[Data records]
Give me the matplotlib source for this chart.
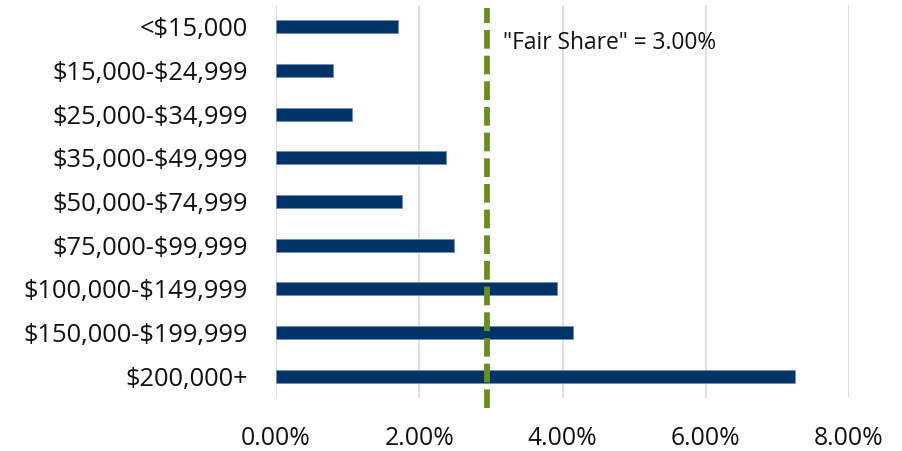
import matplotlib
matplotlib.use("Agg")
import matplotlib.pyplot as plt
import matplotlib.transforms as mtransforms
from matplotlib.ticker import FuncFormatter

categories = ["<$15,000", "$15,000-$24,999", "$25,000-$34,999", "$35,000-$49,999",
              "$50,000-$74,999", "$75,000-$99,999", "$100,000-$149,999",
              "$150,000-$199,999", "$200,000+"]
values = [1.70, 0.80, 1.06, 2.38, 1.76, 2.49, 3.93, 4.14, 7.25]
fair_share_pos = 2.95
fair_share_label = '"Fair Share" = 3.00%'
xticks = [0, 2, 4, 6, 8]

plt.rcParams['font.family'] = ['Open Sans', 'DejaVu Sans']
plt.rcParams['text.parse_math'] = False
text_color = '#111111'

fig = plt.figure(figsize=(9.03, 4.51), dpi=100)
W, H = 903, 451
ax = fig.add_axes([276 / W, (H - 398) / H, (849 - 276) / W, (398 - 5) / H])

y = list(range(len(categories)))
ax.barh(y, values, height=0.3, color='#003366', edgecolor='#6f8db3', linewidth=0.5, zorder=3)
ax.set_ylim(len(categories) - 0.5, -0.5)
ax.set_xlim(0, 8)
ax.set_xticks(xticks)
ax.xaxis.set_major_formatter(FuncFormatter(lambda v, p: f"{v:.2f}%"))
ax.set_yticks(y)
ax.set_yticklabels(categories)
ax.grid(axis='x', color='#d9d9d9', linewidth=1.2, zorder=0)
ax.set_axisbelow(True)
for s in ax.spines.values():
    s.set_visible(False)
ax.tick_params(axis='x', length=0, labelsize=17.8, labelcolor=text_color, pad=20)
ax.tick_params(axis='y', length=0, labelsize=18.3, labelcolor=text_color, pad=20)

trans = mtransforms.blended_transform_factory(ax.transData, ax.transAxes)
ax.plot([fair_share_pos, fair_share_pos], [-0.026, 0.992], transform=trans,
        color='#6b8e23', linewidth=4.2, linestyle=(0, (3.2, 1.2)),
        solid_capstyle='butt', dash_capstyle='butt', clip_on=False, zorder=4)
ax.text(3.17, 0.37, fair_share_label, fontsize=16.4, color=text_color, va='center', ha='left', zorder=5)

fig.savefig("out.png", dpi=100)
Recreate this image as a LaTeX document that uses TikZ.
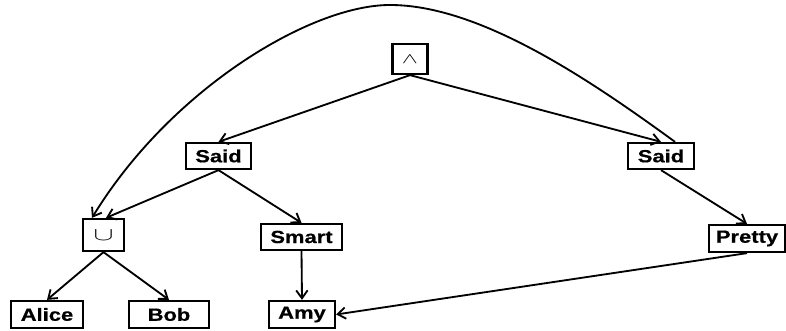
\documentclass[tikz,border=0pt]{standalone}
\usepackage{fontspec}
\usepackage{graphicx}
\usetikzlibrary{arrows.meta}
\newfontfamily\nodefont{Liberation Sans}[FakeStretch=1.25, FakeBold=0.6]
\tikzset{
    wbox/.style={draw, line width=1.3pt, font=\nodefont\bfseries, minimum height=0.52cm, inner sep=0pt},
    arr/.style={line width=1.05pt, -{Straight Barb[length=4.5pt,width=6.5pt]}}
}
\begin{document}
\begin{tikzpicture}
                                \useasboundingbox (0,0) rectangle (15.72,6.62);

                                \node[wbox, minimum width=0.70cm, minimum height=0.60cm] (andn) at (8.20,5.44) {\raisebox{-2pt}{\scalebox{1.37}[0.85]{$\wedge$}}};
                                \node[wbox, minimum width=1.30cm] (saidl) at (4.37,3.50) {Said};
                                \node[wbox, minimum width=1.32cm] (saidr) at (13.22,3.50) {Said};
                                \node[wbox, minimum width=0.82cm, minimum height=0.64cm] (cupn) at (2.07,1.92) {\raisebox{-2pt}{\scalebox{1.7}[1.05]{$\cup$}}};
                                \node[wbox, minimum width=1.62cm] (smart) at (6.03,1.88) {Smart};
                                \node[wbox, minimum width=1.52cm, minimum height=0.54cm] (pretty) at (14.94,1.85) {Pretty};
                                \node[wbox, minimum width=1.44cm, minimum height=0.54cm] (alice) at (0.94,0.33) {Alice};
                                \node[wbox, minimum width=1.60cm, minimum height=0.54cm] (bob) at (3.38,0.33) {Bob};
                                \node[wbox, minimum width=1.32cm, minimum height=0.54cm] (amy) at (6.04,0.33) {Amy};

                                \draw[arr] (andn.south) -- (saidl.north);
                                \draw[arr] (andn.south) -- (saidr.north);
                                \draw[arr] (saidl.south) -- ([xshift=0.05cm]cupn.north);
                                \draw[arr] (saidl.south) -- (smart.north);
                                \draw[arr] (saidr.south) -- (pretty.north);
                                \draw[arr] (cupn.south) -- (alice.north);
                                \draw[arr] (cupn.south) -- (bob.north);
                                \draw[arr] (smart.south) -- (amy.north);
                                \draw[arr] (pretty.south) -- (amy.east);
                                \draw[arr] ([xshift=0.28cm]saidr.north) .. controls (11.80,5.02) and (9.60,6.52) .. (7.80,6.52)
                                    .. controls (6.20,6.52) and (3.40,4.82) .. ([xshift=-0.23cm]cupn.north);
                            \end{tikzpicture}
\end{document}
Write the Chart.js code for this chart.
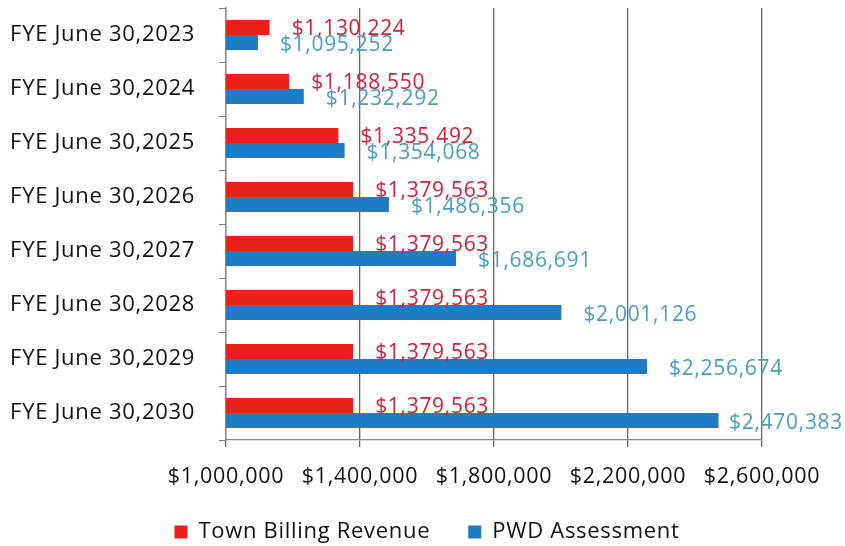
<!DOCTYPE html>
<html>
<head>
<meta charset="utf-8">
<script src="https://cdn.jsdelivr.net/npm/chart.js@4"></script>
<style>
  html, body { margin: 0; padding: 0; background: #fff; }
  #wrap { width: 845px; height: 546px; }
</style>
</head>
<body>
<div id="wrap"><canvas id="revChart"></canvas></div>
<script>
var years = ['FYE June 30,2023', 'FYE June 30,2024', 'FYE June 30,2025', 'FYE June 30,2026',
             'FYE June 30,2027', 'FYE June 30,2028', 'FYE June 30,2029', 'FYE June 30,2030'];
var townBilling = [1130224, 1188550, 1335492, 1379563, 1379563, 1379563, 1379563, 1379563];
var pwdAssessment = [1095252, 1232292, 1354068, 1486356, 1686691, 2001126, 2256674, 2470383];
var xTicks = [1000000, 1400000, 1800000, 2200000, 2600000];

var FONT = '"Open Sans", sans-serif';
var SPACING = '0.7px';

function money(v) {
    return '$' + v.toLocaleString('en-US');
}

// the source text is a bit wider than Open Sans, so open up the letters a little
var spacing = {
    id: 'spacing',
    beforeInit: function(chart) {
        // legend needs wide gaps between items but not that much height
        var origFit = chart.legend.fit;
        chart.legend.fit = function() {
            origFit.bind(chart.legend)();
            this.height = 56;
        };
    },
    afterLayout: function(chart) {
        // move the legend row to where the original has it
        var lg = chart.legend;
        lg.top = 483;
        lg.bottom = 546;
        lg.left = 9;
        lg.right = 845;
        lg.width = lg.right - lg.left;
    },
    beforeLayout: function(chart) { chart.ctx.letterSpacing = SPACING; },
    beforeDraw: function(chart) { chart.ctx.letterSpacing = SPACING; }
};

// value labels next to each bar
var barLabels = {
    id: 'barLabels',
    afterDatasetsDraw: function(chart) {
        var ctx = chart.ctx;
        ctx.save();
        ctx.font = '21px ' + FONT;
        ctx.letterSpacing = SPACING;
        ctx.textBaseline = 'middle';
        chart.data.datasets.forEach(function(ds, i) {
            var meta = chart.getDatasetMeta(i);
            meta.data.forEach(function(bar, j) {
                var txt = money(ds.data[j]);
                var w = ctx.measureText(txt).width;
                var x = Math.min(bar.x + 22, chart.width - w - 2);
                ctx.fillStyle = ds.labelColor;
                ctx.fillText(txt, x, bar.y + 2);
            });
        });
        ctx.restore();
    }
};

var ctx = document.getElementById('revChart').getContext('2d');
new Chart(ctx, {
    type: 'bar',
    data: {
        labels: years,
        datasets: [{
            label: 'Town Billing Revenue',
            data: townBilling,
            backgroundColor: '#e8211b',
            labelColor: '#d3203a',
            categoryPercentage: 0.56,
            barPercentage: 1.0
        }, {
            label: 'PWD Assessment',
            data: pwdAssessment,
            backgroundColor: '#1f7bc4',
            labelColor: '#4a9dc0',
            categoryPercentage: 0.56,
            barPercentage: 1.0
        }]
    },
    options: {
        indexAxis: 'y',
        responsive: true,
        maintainAspectRatio: false,
        animation: false,
        layout: { padding: { top: 8, right: 83, left: 0, bottom: 0 } },
        plugins: {
            tooltip: { enabled: false },
            legend: {
                position: 'bottom',
                labels: {
                    font: { family: FONT, size: 22 },
                    color: '#111',
                    boxWidth: 13,
                    boxHeight: 13,
                    padding: 38
                }
            }
        },
        scales: {
            x: {
                min: 1000000,
                max: 2600000,
                afterBuildTicks: function(scale) {
                    scale.ticks = xTicks.map(function(v) { return { value: v }; });
                },
                afterFit: function(scale) { scale.height = 50; },
                ticks: {
                    font: { family: FONT, size: 21.5 },
                    color: '#111',
                    padding: 17,
                    maxRotation: 0,
                    callback: function(v) { return money(v); }
                },
                grid: { color: '#666', lineWidth: 1.3, tickLength: 7 },
                border: { color: '#888', width: 1.3 }
            },
            y: {
                afterFit: function(scale) {
                    scale.width = 226;
                    scale.paddingTop = 0;
                    scale.paddingBottom = 0;
                },
                ticks: {
                    font: { family: FONT, size: 22 },
                    color: '#111',
                    padding: 24
                },
                grid: { drawOnChartArea: false, color: '#777', tickLength: 7, offset: true },
                border: { color: '#888', width: 1.3 }
            }
        }
    },
    plugins: [spacing, barLabels]
});
</script>
</body>
</html>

- _TO DO_:
From the top of the listing above, repeat each line exactly until you reach the line containing "labelsize=18.3, labelcolor=text_color, pad=20)", and repeat that one too. Leave the pictures out.

- _ANSWER_:
Give me the matplotlib source for this chart.
import matplotlib
matplotlib.use("Agg")
import matplotlib.pyplot as plt
import matplotlib.transforms as mtransforms
from matplotlib.ticker import FuncFormatter

categories = ["<$15,000", "$15,000-$24,999", "$25,000-$34,999", "$35,000-$49,999",
              "$50,000-$74,999", "$75,000-$99,999", "$100,000-$149,999",
              "$150,000-$199,999", "$200,000+"]
values = [1.70, 0.80, 1.06, 2.38, 1.76, 2.49, 3.93, 4.14, 7.25]
fair_share_pos = 2.95
fair_share_label = '"Fair Share" = 3.00%'
xticks = [0, 2, 4, 6, 8]

plt.rcParams['font.family'] = ['Open Sans', 'DejaVu Sans']
plt.rcParams['text.parse_math'] = False
text_color = '#111111'

fig = plt.figure(figsize=(9.03, 4.51), dpi=100)
W, H = 903, 451
ax = fig.add_axes([276 / W, (H - 398) / H, (849 - 276) / W, (398 - 5) / H])

y = list(range(len(categories)))
ax.barh(y, values, height=0.3, color='#003366', edgecolor='#6f8db3', linewidth=0.5, zorder=3)
ax.set_ylim(len(categories) - 0.5, -0.5)
ax.set_xlim(0, 8)
ax.set_xticks(xticks)
ax.xaxis.set_major_formatter(FuncFormatter(lambda v, p: f"{v:.2f}%"))
ax.set_yticks(y)
ax.set_yticklabels(categories)
ax.grid(axis='x', color='#d9d9d9', linewidth=1.2, zorder=0)
ax.set_axisbelow(True)
for s in ax.spines.values():
    s.set_visible(False)
ax.tick_params(axis='x', length=0, labelsize=17.8, labelcolor=text_color, pad=20)
ax.tick_params(axis='y', length=0, labelsize=18.3, labelcolor=text_color, pad=20)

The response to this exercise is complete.